La compensation est l'extinction simultanée d'obligations réciproques entre deux personnes selon l'article 1347 du code civil.
Il ne peut y avoir compensation entre la somme consignée restituée à la SAS SFMI et la créance de M. [U] dès lors que la dette de M. [U] a été éteinte par la consignation du solde du prix du marché.
PAR CES MOTIFS,
La cour, statuant publiquement, par arrêt contradictoire, après en avoir délibéré conformément à la loi :
Infirme le jugement déféré en ses dispositions soumises à la cour sauf en ce qu'il a ordonné la déconsignation du solde du prix convenu, d'un montant de 6679,35 euros, actuellement consigné auprès de la Banque Populaire des Alpes, au profit de la société SFMI ;
Statuant à nouveau et y ajoutant :
Fixe à la somme de 13 178,75 euros l'indemnisation due par la SAS SFMI à M. [D] [U] au titre des travaux de reprise et de l'indemnisation du préjudice de jouissance dus dans le cadre de la garantie de parfait achèvement ;
Déboute M. [D] [U] de sa demande d'indemnisation pour l'évacuation de gravats ;
Fixe à la somme de 4 985 euros les pénalités de retard dues par la SAS SFMI à M. [D] [U] ;
Fixe au passif de la procédure collective de la SAS SFMI la créance de M. [D] [U] à la somme totale de 18 163,75 euros à titre d'indemnisation de ses préjudices ;
Déboute les parties de leurs demandes tendant à la compensation de leurs dettes et créances réciproques ;
Fixe au passif de la procédure collective de la SAS SFMI la créance de M.[D] [U] en application de l'article 700 du code de procédure civile à la somme de 5 000 euros ;
Fixe au passif de la procédure collective de la SAS SFMI les dépens de la première instance, comprenant les frais d'expertise judiciaire, et les dépens de l'instance d'appel.
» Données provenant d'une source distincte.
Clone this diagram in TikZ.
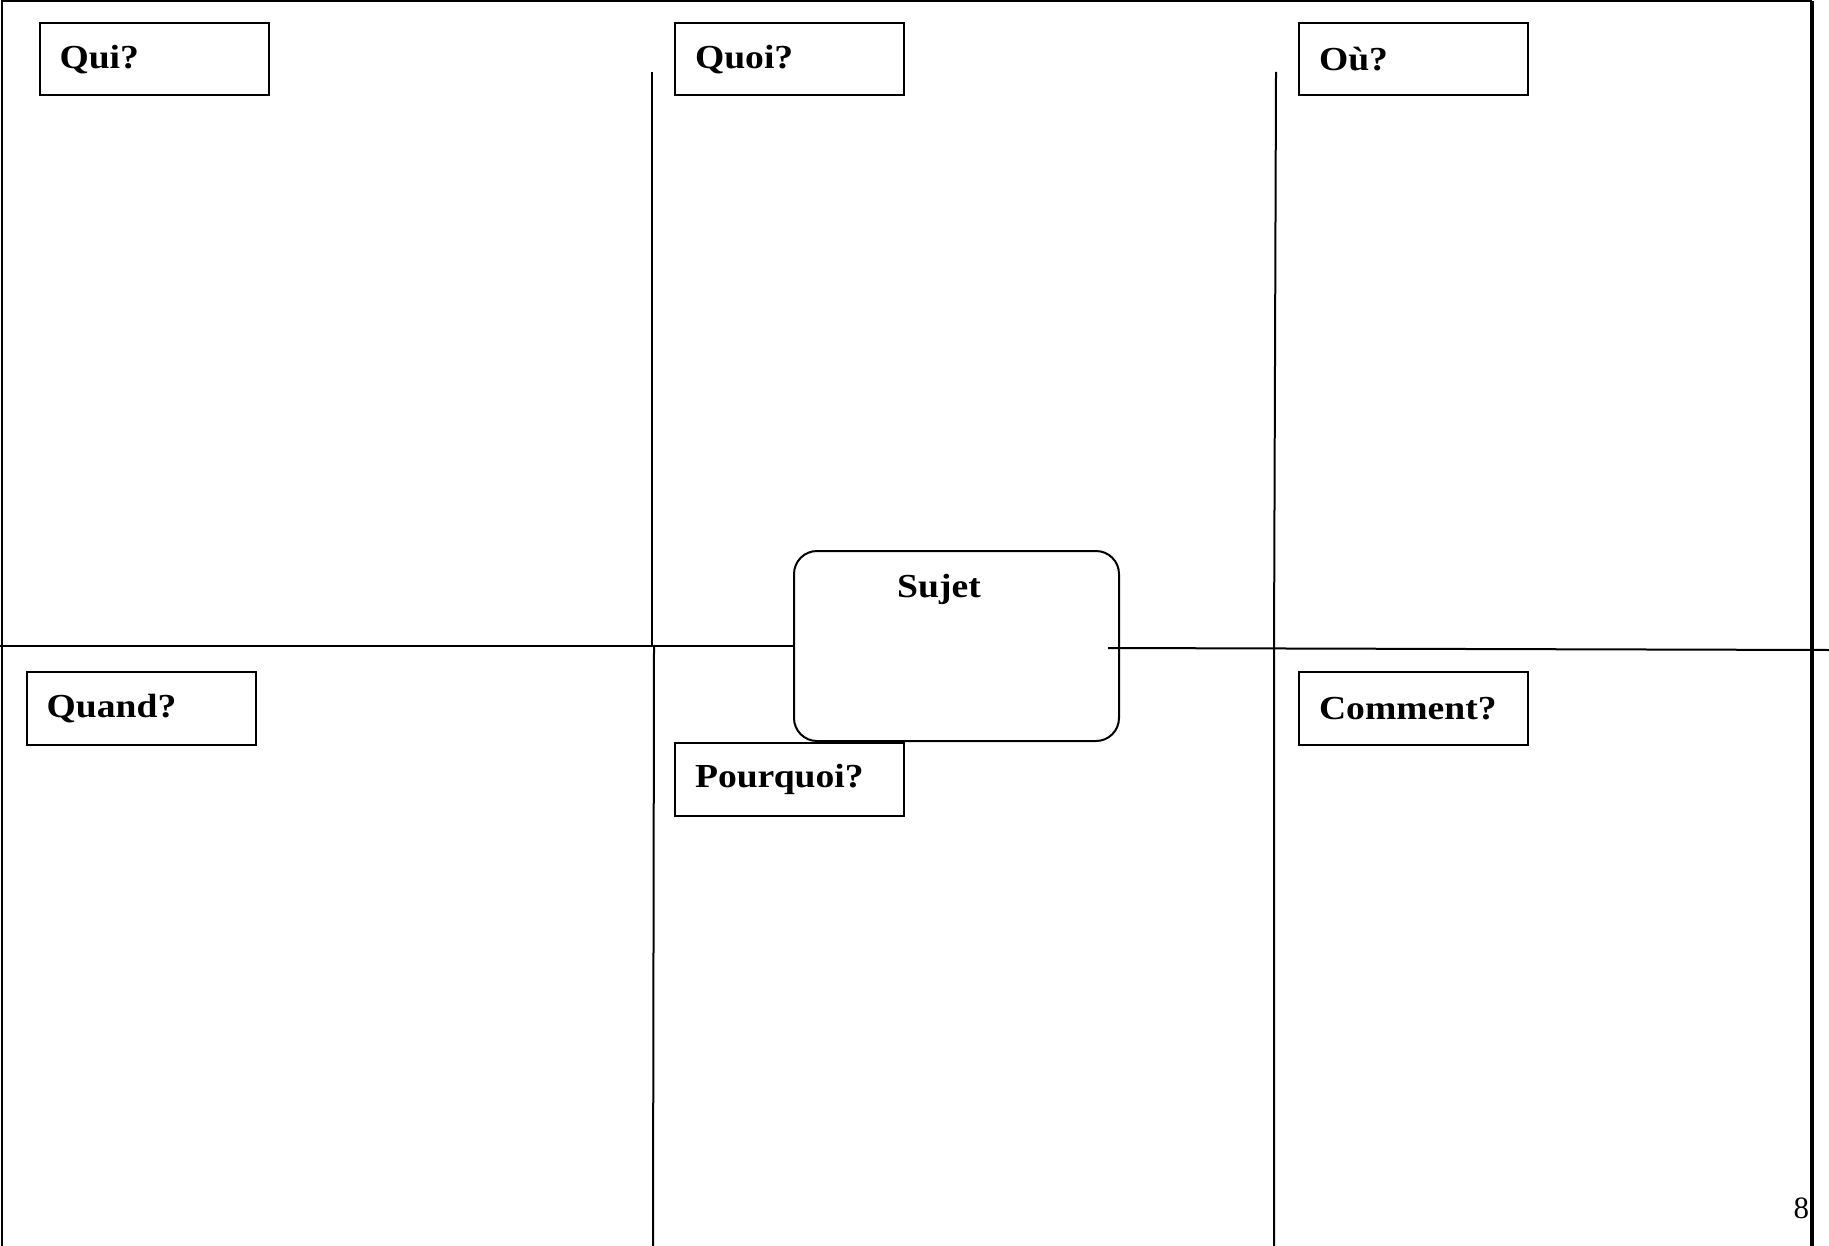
\documentclass[tikz,border=0pt]{standalone}
\usepackage{fontspec}
\setmainfont{Liberation Serif}
\newfontfamily\labelfont[FakeStretch=1.12]{Liberation Serif}
\usetikzlibrary{positioning}

\begin{document}
\begin{tikzpicture}[
      x=0.5pt, y=-0.5pt,
      line width=1pt,
      qbox/.style={draw, rectangle, anchor=north west, minimum height=36.25pt, text width=94.5pt, inner xsep=10pt, align=left, font=\labelfont\fontsize{16.8}{20}\selectfont\bfseries},
      sujetbox/.style={draw, rectangle, rounded corners=11.5pt, minimum width=162.5pt, minimum height=95pt},
      title_text/.style={inner sep=0pt, font=\labelfont\fontsize{16.8}{20}\selectfont\bfseries}
  ]
      \useasboundingbox (0,0) rectangle (1829,1246);

      % Page frame
      \coordinate (tl) at (2,1);
      \coordinate (bl) at (2,1246);
      \coordinate (tr) at (1812,1);
      \coordinate (br) at (1812,1246);
      \draw (bl) -- (tl) -- (tr);
      \draw[line width=2.2pt] (tr) -- (br);

      % Sujet (centre)
      \node[sujetbox] (sujet) at (956.5,646) {};
      \node[title_text, anchor=base] (sujettxt) at (939,597) {Sujet};

      % Horizontal line
      \coordinate (midL) at (0,646);
      \coordinate (midR0) at (1108,648);
      \coordinate (midR) at (1829,650);
      \draw (midL) -- (sujet.west);
      \draw (midR0) -- (midR);

      % Vertical lines
      \coordinate (v1a) at (652,72);
      \coordinate (v1b) at (652,647);
      \coordinate (v1c) at (654,647);
      \coordinate (v1d) at (653,1246);
      \draw (v1a) -- (v1b);
      \draw (v1c) -- (v1d);
      \coordinate (v2a) at (1276,72);
      \coordinate (v2b) at (1274,648);
      \coordinate (v2c) at (1274,1246);
      \draw (v2a) -- (v2b) -- (v2c);

      % Question boxes
      \node[qbox] (qui) at (38.5,22) {Qui?};
      \node[qbox] (quoi) at (674,22) {Quoi?};
      \node[qbox] (ou) at (1298,22) {Où?};
      \node[qbox] (quand) at (25.7,671) {Quand?};
      \node[qbox] (pourquoi) at (674,742) {Pourquoi?};
      \node[qbox] (comment) at (1298,671) {Comment?};

      % Page number
      \node[inner sep=0pt, anchor=base east, font=\fontsize{15.5}{18}\selectfont] (pagenum) at (1810,1218) {8};
  \end{tikzpicture}
\end{document}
Prononcé par mise à disposition de l'arrêt au greffe de la Cour, les parties en ayant été préalablement avisées dans les conditions prévues au deuxième alinéa de l'article 450 du code de procédure civile.
Arrêt signé par Mme Anne-Laure Pliskine, conseillère de la chambre civile section B faisant fonction de présidente, et par la greffière Mme Claire Chevallet, à laquelle la minute de la décision a été remise par le magistrat signataire.